Many obstacles exist in discovering and bringing to light sex crimes within a sports organization. Much of the social science research on sex crimes has not been on male victims (Hartill, 2008). Male victims often do not initially disclose the sex crime (Gallagher, 2000). Many sports organizations often reinforce a patriarchal structure with a dominant heterosexual-male culture (Hargreaves, 1986). Also, they are often comprised of men who subscribe to this patriarchal structure (Burstyn, 1999). The environment is not conducive to reporting unwanted sexual advances and victimization. The culture also involves ensuring protection of children, despite evidence to the contrary (Hartill, 2008). The problem of disclosure is compounded when the offender is held in high esteem in the community (Gallagher, 2000). Those in positions of authority in sports organizations, such as staff and managers, are not likely to follow up on claims of sex crimes, perhaps to protect the organization and due to the lack of procedures in place for handling such allegations (Sullivan & Beech, 2002). Thus, organizations become a sort of safe haven for offenders to sexually victimize children without fear of reprisal.

Sex crimes in athletic organizations also occur outside the U.S., and various governments have responded by instituting formal guidelines and practices for prevention and response.

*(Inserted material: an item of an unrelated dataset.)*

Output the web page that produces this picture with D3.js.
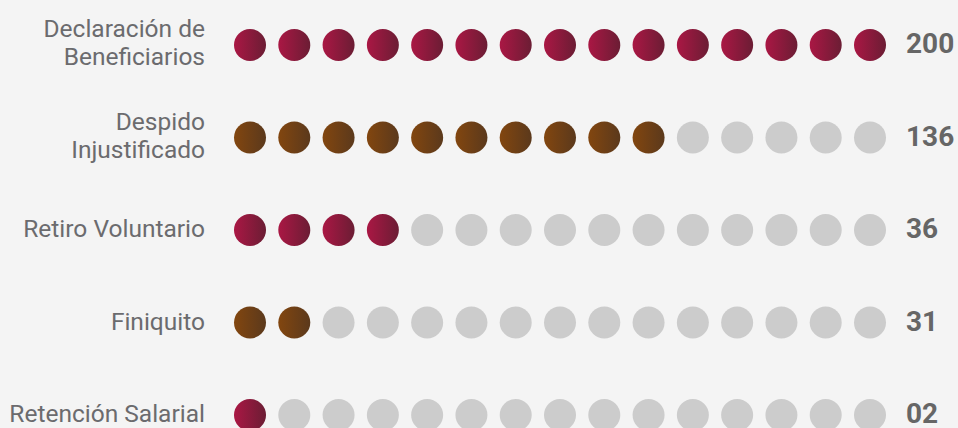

For example, in Canada, a documentary reported several female rowers who were sexually assaulted by their coach when they were children (Canadian Broadcasting Corporation Television, 1993). Later, the Canadian Strategy for Ethical Conduct in Sport (2002) specifically prohibited harassment and abuse of any kind. In the U.S., the Little League requires background checks of the adults who are affiliated with the organization to protect children from sex crimes (Little League, 2008).

In Australia, the Australian Sports Commission also provides ethical guidelines to prevent sex crimes against children (see generally: www.ausport.gov.au/ethics/ childprotect). In the U.K., the Child Protection Sport Unit has been developed and funded by two organizations, Sport England and the National Society for the Prevention of Cruelty to Children (NSPCC). The organization was led by the efforts of Celia Brackenridge, who was an advocate for preventing and recognizing sex crimes in sports organizations (Hartill, 2008). In the U.K., sex crimes in sports organizations came to the forefront when Paul Hickson, an Olympic swimming coach, was convicted for the rape of teenaged female athletes on his team.